The way each case is constructed establishes a narrative of sorts as interviewing suspects or finding evidence opens up more avenues of pursuit in the case, and as you rush around London the app also traces the game time you’re using, with interviews taking a few minutes but changes of locale rather longer. The app also offers the immersive (and somewhat grisly) virtual-reality experience of examining the crime scenes, complete with victims: this is not one for the kiddies.
As you connect the dots on the case you – hopefully – reach a juncture where you’re ready to solve it, and can submit your findings to your superior at Scotland Yard, either getting a score out of 100 for accuracy, or – if you’re way off base – having your ridiculous theories thrown out and being told to work the case a bit more.
The guru's verdict
-
Take That!
Take That!
None; as players you work co-operatively.
-
Fidget Factor!
Fidget Factor!
None - all players are active at all times.
-
Brain Burn!
Brain Burn!
The rules are simple. Chronicles' brain-burning is genuinely putting together the whys and wherefores of each case.
-
Again Again!
Again Again!
The scenarios aren't replayable, so if you've experienced them all it's probably time to pass the box on to someone else to have a go.
Sam says
I've bumped up the star rating here because there are things Chronicles of Crime does really well: immersive narrative, heads-up player discussion and teamwork, impressive moments (those crime scenes aren't just to show off a bit of VR but need to be studied) as well as genuine deduction. I applaud it for those things, but - full disclosure, I've only played three times - subjectively speaking I just found myself wondering why it's a board game rather than a computer game.
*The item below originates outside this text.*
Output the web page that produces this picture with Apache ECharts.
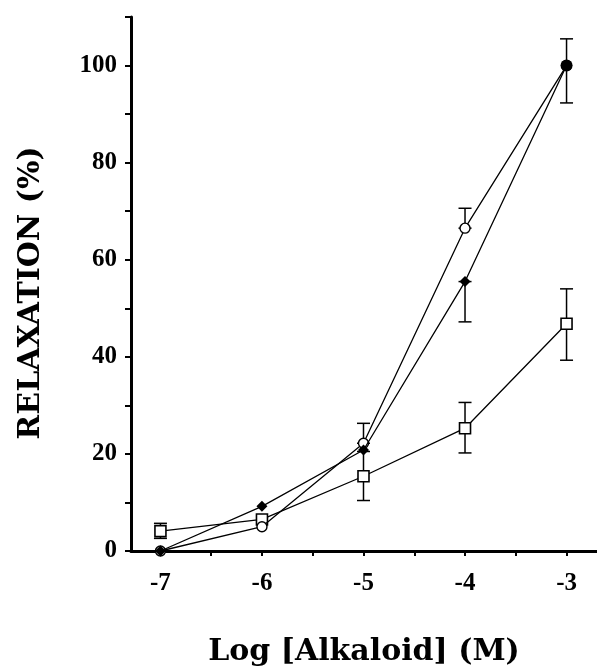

It felt to me like the entire undertaking would function better with players using a tablet, and I'm not clear (beyond marketing decisions) what adding the cards and board really do for the experience other than add a huge amount of scanning QR codes: I feel other games have implemented use of on app not just better, but more necessarily. It seemed I was in a kind of supermarket of criminality as a result, so... this was a bit of a miss for me. But, that said, I have heard others rave about the game and their brilliant experiences of it so clearly I'm in the minority.